Here lately there’s so much I need to just get up out my business, and I’m not talking about my 8 year old who tries to read my text messages. I’m talking about the things that suck my time, steal what truly matters, and leaves me looking like a squirrel trying to cross the road. The things that keep me so busy that at the end of the day, I missed the giggles of my 2 year old, the long hug from my man, and I can’t remember the conversations from my oldest (unless he’s talking about Minecraft, those convos are allowed to be dismissed).
Ludacris poses the question, “Where’d you get that platinum chain with them diamonds in it?” Oh Luda, that’s not my diamond chain, that’s my busyness. I like to wear it like it’s all platinum and sparkly. But the truth. Truth is…it weighs me down. I’m exhausted. I juggle so many things and wear so many hats, it counts as my arm workout. Someone tell me I’m not alone!
And Luda, did you mistake the bald tires covering my factory rims for “twenties”? Because I’m really rollin’ on gas fumes from where the gas light started dinging 15 miles back. I never stop. And when I do…my mind doesn’t. It’s constantly spinning.
“Who are those girls I be ridin’ wit when I’m ridin’ through?” Those are my homies. But is it okay to have unread text messages and phone calls I haven’t yet returned? Wouldn’t that make me a slacker? Because slacking ain’t my thang.
But maybe Luda did hit me in the heart when he said, “Man, I ain’t got nothin’ to prove.” So what’s all the hustle for? And how do I slow my 20″ rims down and catch my breath? I’ve played this game so long that externally you would never know I was frazzled on the inside. I even say these words, “I don’t feel like I’m stressed out.” But I got nailed in the face the other day when I was told, “It’s because you’ve lived like this so long, it’s your norm.” And if it’s my norm, then it’s my children’s norm, and that does frazzle me on the inside.
So, how do I change my normal to something new?
1. Say NO to some good things in order to say YES to the best. I don’t have a problem saying “NO” to something that is bad. “Linds., you want to go out and murder people who look at you wrong?” Ummmm, NO, what do you think this is, a bad rap song? But when you ask me to do something good, I have a hard time saying no. “Linds., can you volunteer at the homeless shelter, after you make a meal for the new mom, but before you go work a fundraiser for an adoption, and have your small group over for supper that night?” YES! YES! YES! YES! I mean, who doesn’t want to do these things, they are all wonderful things! But I have to draw some boundary lines in order to give my best when I say yes. And this means saying NO to some good things. In Luke 10, that’s exactly what my girl, Mary, did. Martha was in a wad because here she was doing it all. House cleaned √, lamb in the oven √, olive oil placed proportionate to the bunches of grapes √√. Martha had it going on…so it seemed.

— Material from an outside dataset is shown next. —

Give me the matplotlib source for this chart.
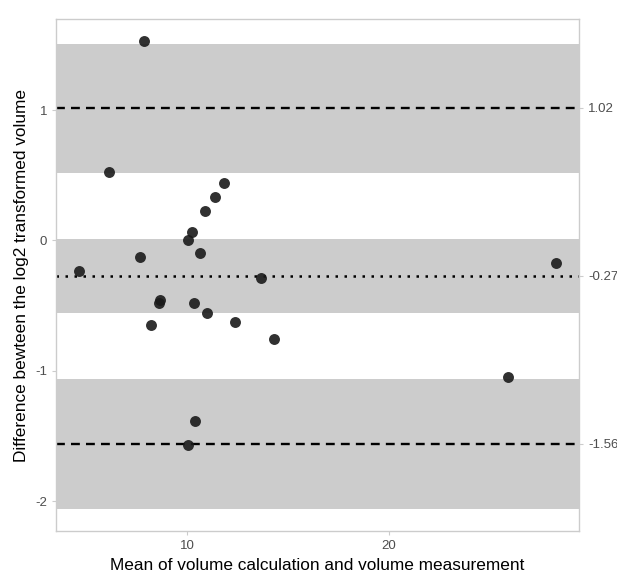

Martha was worried about all that had to be done. Finally, she went to Jesus and said, “Lord, doesn’t it bother you that my sister has left me to do all the work by myself? Tell her to come and help me!” The Lord answered, “Martha, Martha! You are worried and upset about so many things, but only one thing is necessary. Mary has chosen what is best, and it will not be taken away from her.” -Luke 10:40-42
Mary said NO to some good things in order to choose what was best.
2. Be present. Like when you were in class and they called your name…”Brandon- ‘here’, Amanda-‘here’, Lindsey…Lindsey”. Then the snooty teacher-suck-up yells, “She’s here, she’s just not listening.” Welcome to my life. My brain spends so much time in future mode that I miss what’s going on around me. The moments I should be soaking in are gone before I can even tap my brakes. Which brings me back to point #1, the reason I need to say NO to some things is because when my plate is so full, I spend those moments thinking about what’s next on my list. I don’t get to take in the heart break and beauty of adoption at the fundraiser because I’m already planning the get together at my house later. I’m not present. And when I’m not present, I’m not at my best. Just ask my kids. They would tell you how it deflates them when I’m a million miles away but standing right in front of them, and they would tell you how it fills them up when I’m in a moment with them.
Or we could ask Zacchaeus how glad he was that Jesus was present that day, that He didn’t hurry through Jericho, and He took the time to look up in that tree. Jairus would tell you the same, how thankful he was that Jesus didn’t just trip over him and go along on His way. His daughter would echo him. And the woman who grabbed Jesus’ hem as He made His way to Jairus’ house, you better believe she was thankful He was present. He took the time to stop in a congested crowd and look around for her. She walked away hidden no more, because He was present. Unlike me, when they spoke His name, He said, “Here.” Not already thinking about the next town, the next healing, the next gathering. He was there, in the moment.
3. Embrace the wilderness. Because without this one, there is no #1 or #2. This is the glue. Luke tells us that word spread like fire about Jesus’ power. People came to be healed and vast crowds wanted to hear Him preach, “But Jesus often withdrew to the wilderness for prayer”. Talk about busy. BUT. Don’t skim over that word. He was busy BUT he withdrew for prayer. He was present throughout His day BUT he would slip away where He could be alone and pray. When? Often.
When you go to the wilderness, you go to a desolate place. How often do we avoid the wilderness? The deserted. The empty. In the wilderness there are no facebook notifications, no text messages dinging, no work deadlines, no to do list. Our wilderness must be shut off from those things that so easily distract us, so that we can be present in His presence. Too often we see the wilderness as a place to avoid, but it’s the place where He lifts our weary heads, quenches our thirsty souls, and cares for us as the apple of His eye (Deut. 32:10). It’s where the weight of busy gets lifted from our necks and our gas tanks get filled back up. That’s the only way we can be in those moments throughout our day. It’s the only way we know how to choose what is best. It’s where busyness has no voice. It’s the quiet, desolate place…the one we must embrace.
So, how do I tell my busyness to stay up out my business? Say NO to some good things in order to say YES to the best, be present in the moment at hand, and embrace the wilderness…often. That’s where it’s all held together, in His presence. It’s time, Busyness. Time for you to Rollout!